Avez-vous prévu des changements au niveau du Code ?
S’agissant de la révision des dispositions du Code de la route, elle concernera les dispositions difficiles à mettre en œuvre, notamment les sanctions privatives de liberté, suite aux accidents corporels. Le ministère a recueilli les propositions de toutes les administrations concernées ainsi que celles des représentations professionnelles. Le projet de loi modifiant la loi 2.05 sera mis dans le circuit d’approbation avant le mois de décembre 2013.
Quelles sont les mesures prises par le gouvernement pour lutter contre le fléau ?

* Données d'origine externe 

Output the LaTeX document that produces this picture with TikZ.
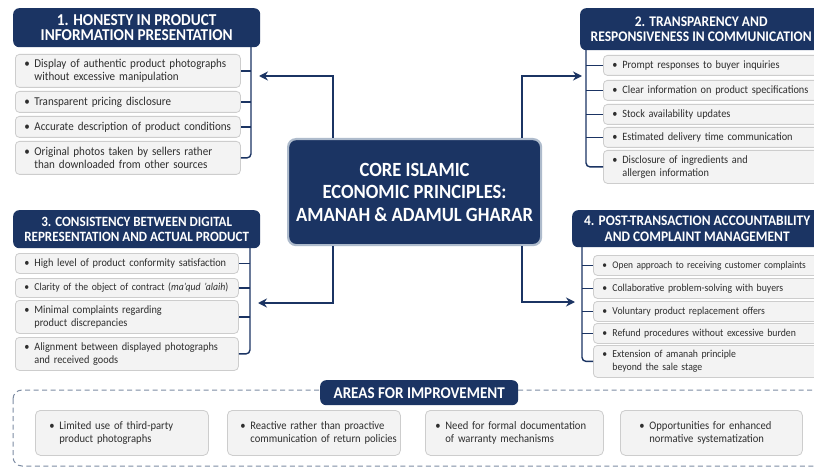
\documentclass[tikz,border=0pt]{standalone}
\usepackage{fontspec}
\setmainfont{Carlito}[FakeStretch=0.92]
\usetikzlibrary{arrows.meta}
\definecolor{navy}{HTML}{1B3463}
\definecolor{itemfill}{HTML}{F3F3F3}
\definecolor{itemline}{HTML}{CDCDCD}
\definecolor{itemtext}{HTML}{2E2E2E}
\definecolor{coreedge}{HTML}{AEBBCC}
\definecolor{dashcol}{HTML}{7D8CA3}
% bullet line and continuation line of an item (no line breaking)
\newcommand\bpt[1]{\makebox[10pt][l]{\textbullet}\mbox{#1}}
\newcommand\bcont[1]{\\\hspace*{10pt}\mbox{#1}}
\newcommand\fsz[1]{\fontsize{#1}{13.5}\selectfont}
\tikzset{
  hdr/.style={fill=navy, rounded corners=6pt, text=white, anchor=north west,
    align=center, inner sep=0pt},
  hfont/.style={font=\bfseries\fontsize{#1}{15.5}\selectfont},
  itm/.style={draw=itemline, fill=itemfill, rounded corners=4pt, line width=0.8pt,
    text=itemtext, font=\fsz{11.2}, align=left,
    anchor=north west, inner xsep=9pt, inner ysep=0pt},
  brk/.style={draw=navy, line width=1.4pt, rounded corners=4pt},
  link/.style={draw=navy, line width=1.8pt, -{Stealth[length=9pt,width=9pt]}},
  bitm/.style={draw=itemline, fill=itemfill, rounded corners=5pt, line width=0.8pt,
    text=itemtext, font=\fsz{11.5}, align=left,
    anchor=north west, inner ysep=0pt, minimum height=45pt}
}
\begin{document}
\begin{tikzpicture}[x=1pt,y=-1pt]
\useasboundingbox[fill=white] (0,0) rectangle (814,468);

% ---- central principle ----
\node[fill=navy, draw=coreedge, line width=2.2pt, rounded corners=8pt, anchor=north west,
  minimum width=253pt, minimum height=106pt, text=white, align=center,
  font=\bfseries\fontsize{20.2}{22.5}\selectfont] (core) at (287,138)
  {CORE ISLAMIC\\ECONOMIC PRINCIPLES:\\AMANAH \& ADAMUL GHARAR};

% ---- 1. honesty ----
\node[hdr, hfont=16.6, minimum width=247pt, minimum height=39pt] (h1) at (13,8)
  {1. HONESTY IN PRODUCT\\INFORMATION PRESENTATION};
\node[itm, font=\fsz{12}, text width=207pt, minimum height=33pt] (a1) at (15,54)
  {\bpt{Display of authentic product photographs}\bcont{without excessive manipulation}};
\node[itm, font=\fsz{12}, text width=207pt, minimum height=21pt] (a2) at (15,91)
  {\bpt{Transparent pricing disclosure}};
\node[itm, font=\fsz{12}, text width=207pt, minimum height=21pt] (a3) at (15,116)
  {\bpt{Accurate description of product conditions}};
\node[itm, font=\fsz{12}, text width=207pt, minimum height=33pt] (a4) at (15,141)
  {\bpt{Original photos taken by sellers rather}\bcont{than downloaded from other sources}};
\coordinate (k1) at (251,47);
\draw[brk] (k1) |- (a4.east);
\foreach \n in {a1,a2,a3} \draw[brk] (k1 |- \n.east) -- (\n.east);

% ---- 2. transparency ----
\node[hdr, hfont=14.7, minimum width=242pt, minimum height=42pt] (h2) at (580,8)
  {2. TRANSPARENCY AND\\RESPONSIVENESS IN COMMUNICATION};
\node[itm, text width=207pt, minimum height=20pt] (b1) at (603,55)
  {\bpt{Prompt responses to buyer inquiries}};
\node[itm, text width=207pt, minimum height=20pt] (b2) at (603,80)
  {\bpt{Clear information on product specifications}};
\node[itm, text width=207pt, minimum height=20pt] (b3) at (603,104)
  {\bpt{Stock availability updates}};
\node[itm, text width=207pt, minimum height=20pt] (b4) at (603,127)
  {\bpt{Estimated delivery time communication}};
\node[itm, text width=207pt, minimum height=33pt] (b5) at (603,150)
  {\bpt{Disclosure of ingredients and}\bcont{allergen information}};
\coordinate (k2) at (586,50);
\draw[brk] (k2) |- (b5.west);
\foreach \n in {b1,b2,b3,b4} \draw[brk] (k2 |- \n.west) -- (\n.west);

% ---- 3. consistency ----
\node[hdr, hfont=14.2, minimum width=247pt, minimum height=38pt] (h3) at (13,210)
  {3. CONSISTENCY BETWEEN DIGITAL\\REPRESENTATION AND ACTUAL PRODUCT};
\node[itm, text width=205pt, minimum height=20pt] (c1) at (15,253)
  {\bpt{High level of product conformity satisfaction}};
\node[itm, font=\fsz{10.6}, text width=205pt, minimum height=19pt] (c2) at (15,278)
  {\bpt{Clarity of the object of contract (\textit{ma'qud 'alaih})}};
\node[itm, text width=205pt, minimum height=33pt] (c3) at (15,300)
  {\bpt{Minimal complaints regarding}\bcont{product discrepancies}};
\node[itm, text width=205pt, minimum height=33pt] (c4) at (15,337)
  {\bpt{Alignment between displayed photographs}\bcont{and received goods}};
\coordinate (k3) at (250,248);
\draw[brk] (k3) |- (c4.east);
\foreach \n in {c1,c2,c3} \draw[brk] (k3 |- \n.east) -- (\n.east);

% ---- 4. accountability ----
\node[hdr, hfont=14.6, minimum width=250pt, minimum height=37pt] (h4) at (572,210)
  {4. POST-TRANSACTION ACCOUNTABILITY\\AND COMPLAINT MANAGEMENT};
\node[itm, font=\fsz{10.2}, text width=217pt, minimum height=20pt] (d1) at (593,255)
  {\bpt{Open approach to receiving customer complaints}};
\node[itm, font=\fsz{10.6}, text width=217pt, minimum height=20pt] (d2) at (593,278)
  {\bpt{Collaborative problem-solving with buyers}};
\node[itm, font=\fsz{10.6}, text width=217pt, minimum height=20pt] (d3) at (593,301)
  {\bpt{Voluntary product replacement offers}};
\node[itm, font=\fsz{10.6}, text width=217pt, minimum height=20pt] (d4) at (593,323)
  {\bpt{Refund procedures without excessive burden}};
\node[itm, font=\fsz{10.6}, text width=217pt, minimum height=32pt] (d5) at (593,345)
  {\bpt{Extension of amanah principle}\bcont{beyond the sale stage}};
\coordinate (k4) at (582,247);
\draw[brk] (k4) |- (d5.west);
\foreach \n in {d1,d2,d3,d4} \draw[brk] (k4 |- \n.west) -- (\n.west);

% ---- links from the core ----
\coordinate (t1) at (259,76);
\coordinate (t2) at (582,76);
\coordinate (t3) at (258,303);
\coordinate (t4) at (575,302);
\draw[link] (core.north -| 333,0) |- (t1);
\draw[link] (core.north -| 522,0) |- (t2);
\draw[link] (core.south -| 333,0) |- (t3);
\draw[link] (core.south -| 522,0) |- (t4);

% ---- areas for improvement ----
\draw[dashcol, line width=1pt, dash pattern=on 5pt off 3.5pt, rounded corners=9pt]
  (13,390) rectangle (840,466);
\node[fill=navy, rounded corners=6pt, text=white, anchor=north west,
  minimum width=198pt, minimum height=25pt, inner sep=0pt,
  font=\bfseries\fontsize{16.4}{16}\selectfont] (ah) at (320,380) {AREAS FOR IMPROVEMENT};
\node[bitm, inner xsep=14pt, text width=145pt] (e1) at (35,410)
  {\bpt{Limited use of third-party}\bcont{product photographs}};
\node[bitm, inner xsep=13pt, text width=147pt] (e2) at (227,410)
  {\bpt{Reactive rather than proactive}\bcont{communication of return policies}};
\node[bitm, inner xsep=10pt, text width=158pt] (e3) at (425,410)
  {\bpt{Need for formal documentation}\bcont{of warranty mechanisms}};
\node[bitm, inner xsep=19pt, text width=144pt] (e4) at (620,410)
  {\bpt{Opportunities for enhanced}\bcont{normative systematization}};
\end{tikzpicture}
\end{document}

Le gouvernement accorde une priorité particulière pour ce dossier. Des réunions régulières sont tenues sous la présidence du Chef de gouvernement qui a fixé des orientations claires et précises pour la période 2013-2016 avec un plan d’action qui s’articule autour des actions
suivantes :
• Renforcement du contrôle de la vitesse hors agglomération en y introduisant en plus du contrôle par radars fixes, le contrôle par radars patrouilles.
• Redynamisation des brigades mobiles de contrôle routier BMCR relavant de la sûreté nationale pour le renforcement du contrôle du respect des règles de la circulation en agglomération.
• Adoption de nouvelles technologies dans le contrôle routier des autocars affectés au transport public des voyageurs (GPS, éthylotest anti démarrage,
• Amélioration de l’infrastructure en adoptant un programme spécial d’aménagement sécurité routière estimé à 3 milliards de dirhams sur la période 2014-2017 dont 1,5 milliard pour le traitement des points noirs.
• Amélioration du secours à travers la mise à niveau du parc ambulancier pour la prise en charge des victimes sur le lieu d’accident et durant leur transfert aux urgences.
• Renforcement et consolidation des efforts en matière de sensibilisation.